If you’ve ever wondered what an atom looks like, here is your chance to find out. In the photo below, a single atom is trapped by electric fields.

The dynamic image was recently awarded the top prize in a well-known science photography competition.

The image, titled “Single Atom in an Ion Trap” was captured by David Nadlinger of the University of Oxford. The Engineering and Physical Sciences Research Council (EPSRC), which organized the competition, announced the winner on Monday. 

Credit: David Nadlinger

The prized photograph shows an atom as a speck of light. The metal electrodes it was placed between are approximately 2 mm (0.078 inches) apart and hold it nearly motionless. When a laser of the right blue-violet color illuminates the atom, it absorbs and re-emits the light particles.

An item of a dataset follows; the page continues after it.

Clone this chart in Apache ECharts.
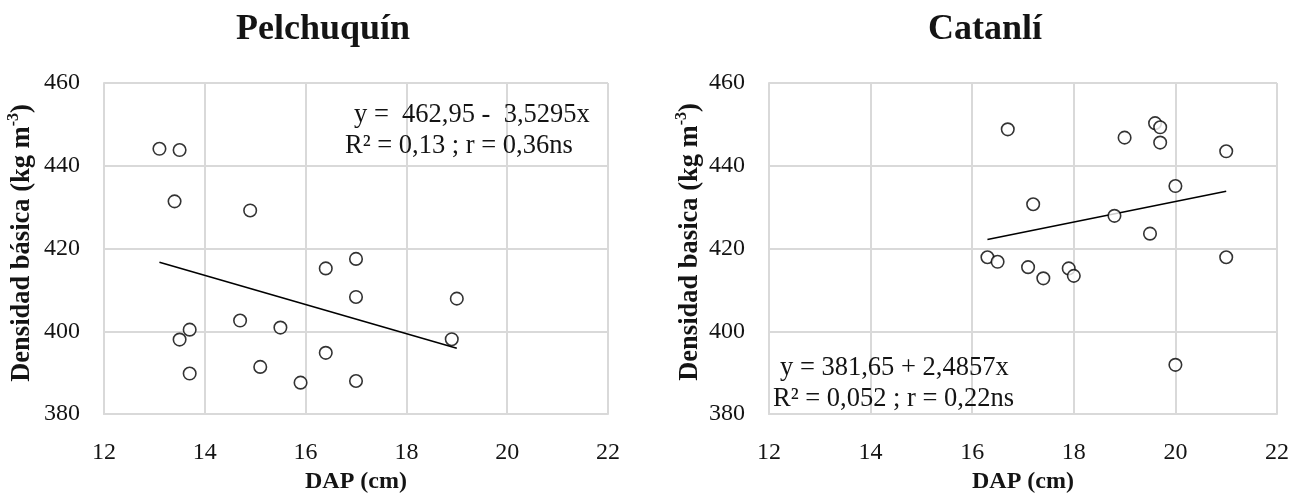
<!DOCTYPE html>
<html>
<head>
<meta charset="utf-8">
<script src="https://cdn.jsdelivr.net/npm/echarts@6/dist/echarts.min.js"></script>
<style>
html,body{margin:0;padding:0;background:#fff;}
#chart{width:1293px;height:499px;}
</style>
</head>
<body>
<div id="chart"></div>
<script>
// ---- Data ----
const titles = ['Pelchuquín', 'Catanlí'];
const xAxisName = 'DAP (cm)';
const yNameMain = ['Densidad básica (kg m', 'Densidad basica (kg m'];
const yNameSup = '-3';
const yNameEnd = ')';

const pelX = [13.1, 13.5, 13.4, 14.9, 16.4, 17.0, 17.0, 19.0, 14.7, 15.5, 13.7, 13.5, 18.9, 16.4, 13.7, 15.1, 15.9, 17.0];
const pelY = [444.1, 443.8, 431.4, 429.2, 415.2, 417.5, 408.3, 407.9, 402.6, 400.9, 400.4, 398.0, 398.1, 394.8, 389.8, 391.4, 387.6, 388.0];
const pelTrendX = [13.1, 19.0];
const pelTrendY = [416.7, 395.9];
const pelEq = ['y =  462,95 -  3,5295x', 'R² = 0,13 ; r = 0,36ns'];

const catX = [16.7, 19.0, 19.6, 19.7, 19.7, 21.0, 20.0, 17.2, 18.8, 19.5, 16.3, 16.5, 17.1, 17.4, 17.9, 18.0, 21.0, 20.0];
const catY = [448.8, 446.8, 450.3, 449.3, 445.6, 443.5, 435.1, 430.7, 427.9, 423.6, 417.9, 416.8, 415.5, 412.8, 415.2, 413.4, 417.9, 391.9];
const catTrendX = [16.3, 21.0];
const catTrendY = [422.2, 433.85];
const catEq = ['y = 381,65 + 2,4857x', 'R² = 0,052 ; r = 0,22ns'];

const xMin = 12, xMax = 22, xStep = 2;
const yMin = 380, yMax = 460, yStep = 20;

// ---- Build ----
const zip = (a, b) => a.map((v, i) => [v, b[i]]);
const FONT = 'Liberation Serif';
const TXT = '#141414';
const GRID = '#d9d9d9';

const grids = [
  {left: 104, top: 83, width: 504, height: 339},
  {left: 769, top: 83, width: 508, height: 341}
];

function xAxis(i) {
  return {
    type: 'value', gridIndex: i, min: xMin, max: xMax, interval: xStep,
    name: xAxisName, nameLocation: 'middle', nameGap: 47,
    nameTextStyle: {fontFamily: FONT, fontWeight: 'bold', fontSize: 24, color: TXT},
    axisLine: {show: true, lineStyle: {color: GRID, width: 2}},
    axisTick: {show: false},
    axisLabel: {fontFamily: FONT, fontSize: 24, color: TXT, margin: 27},
    splitLine: {show: true, lineStyle: {color: GRID, width: 2}}
  };
}
function yAxis(i) {
  return {
    type: 'value', gridIndex: i, min: yMin, max: yMax, interval: yStep,
    axisLine: {show: true, lineStyle: {color: GRID, width: 2}},
    axisTick: {show: false},
    axisLabel: {fontFamily: FONT, fontSize: 24, color: TXT, margin: 24},
    splitLine: {show: true, lineStyle: {color: GRID, width: 2}}
  };
}

function scatter(i, xs, ys) {
  return {
    type: 'scatter', xAxisIndex: i, yAxisIndex: i, data: zip(xs, ys),
    symbol: 'circle', symbolSize: 12.5,
    itemStyle: {color: '#fff', borderColor: '#000', borderWidth: 1.6},
    z: 3, silent: true
  };
}
function trend(i, xs, ys) {
  return {
    type: 'line', xAxisIndex: i, yAxisIndex: i, data: zip(xs, ys),
    symbol: 'none', lineStyle: {color: '#000', width: 1.6}, z: 2, silent: true
  };
}

function txt(text, x, y, size, bold, align) {
  return {
    type: 'text', x: x, y: y, silent: true, z: 10,
    style: {text: text, fontFamily: FONT, fontSize: size, fontWeight: bold ? 'bold' : 'normal',
            fill: TXT, textAlign: align || 'left', textVerticalAlign: 'middle'}
  };
}

const measureCtx = document.createElement('canvas').getContext('2d');
function textW(t, size) {
  measureCtx.font = 'bold ' + size + 'px "Liberation Serif", serif';
  return measureCtx.measureText(t).width;
}
function yName(main, cx, cy) {
  const sMain = 26.5, sSup = 16;
  const w1 = textW(main, sMain), w2 = textW(yNameSup, sSup), w3 = textW(yNameEnd, sMain);
  const total = w1 + w2 + w3;
  const x0 = -total / 2;
  const part = (t, x, y, size) => ({
    type: 'text', x: x, y: y, silent: true,
    style: {text: t, fontFamily: FONT, fontSize: size, fontWeight: 'bold', fill: TXT,
            textAlign: 'left', textVerticalAlign: 'middle'}
  });
  return {
    type: 'group', x: cx, y: cy, rotation: Math.PI / 2, z: 10, silent: true,
    children: [
      part(main, x0, 0, sMain),
      part(yNameSup, x0 + w1, -8, sSup),
      part(yNameEnd, x0 + w1 + w2, 0, sMain)
    ]
  };
}

const chart = echarts.init(document.getElementById('chart'), null, {renderer: 'canvas'});
chart.setOption({
  backgroundColor: '#fff',
  animation: false,
  textStyle: {fontFamily: FONT},
  grid: grids,
  xAxis: [xAxis(0), xAxis(1)],
  yAxis: [yAxis(0), yAxis(1)],
  series: [
    scatter(0, pelX, pelY), trend(0, pelTrendX, pelTrendY),
    scatter(1, catX, catY), trend(1, catTrendX, catTrendY)
  ],
  graphic: [
    txt(titles[0], 323, 30, 36, true, 'center'),
    txt(titles[1], 985, 30, 36, true, 'center'),
    yName(yNameMain[0], 22, 243),
    yName(yNameMain[1], 690, 242),
    txt(pelEq[0], 354, 115, 26.5),
    txt(pelEq[1], 345, 146, 26.5),
    txt(catEq[0], 780, 368, 26.5),
    txt(catEq[1], 773, 399, 26.5)
  ]
});
</script>
</body>
</html>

Using long-exposure photography, the happening can be caught on film.

The caption reads:

“This picture was taken through a window of the ultra-high vacuum chamber that houses the trap. Laser-cooled atomic ions provide a pristine platform for exploring and harnessing the unique properties of quantum physics. They are used to construct extremely accurate clocks or, as in this research, as building blocks for future quantum computers, which could tackle problems that stymie even today’s largest supercomputers.”

Credit: David Nadlinger

Nadlinger told EPSRC that he found the idea of seeing a single atom with the naked eye to be “wonderfully direct” and “a visceral bridge between the minuscule quantum world and our macroscopic reality.” He continued,

“A back-of-the-envelope calculation showed the numbers to be on my side, and when I set off to the lab with camera and tripods one quiet Sunday afternoon, I was rewarded with this particular picture of a small, pale blue dot.”

 The competition’s other categories include Eureka & Discovery, Equipment & Facilities, People & Skills, Innovation, and Weird & Wonderful. To capture the award-winning photograph, Nadlinger used a Canon 5D Mark II DSLR, a Canon EF 50mm f/1.8 lens, two flash units and extension tubes.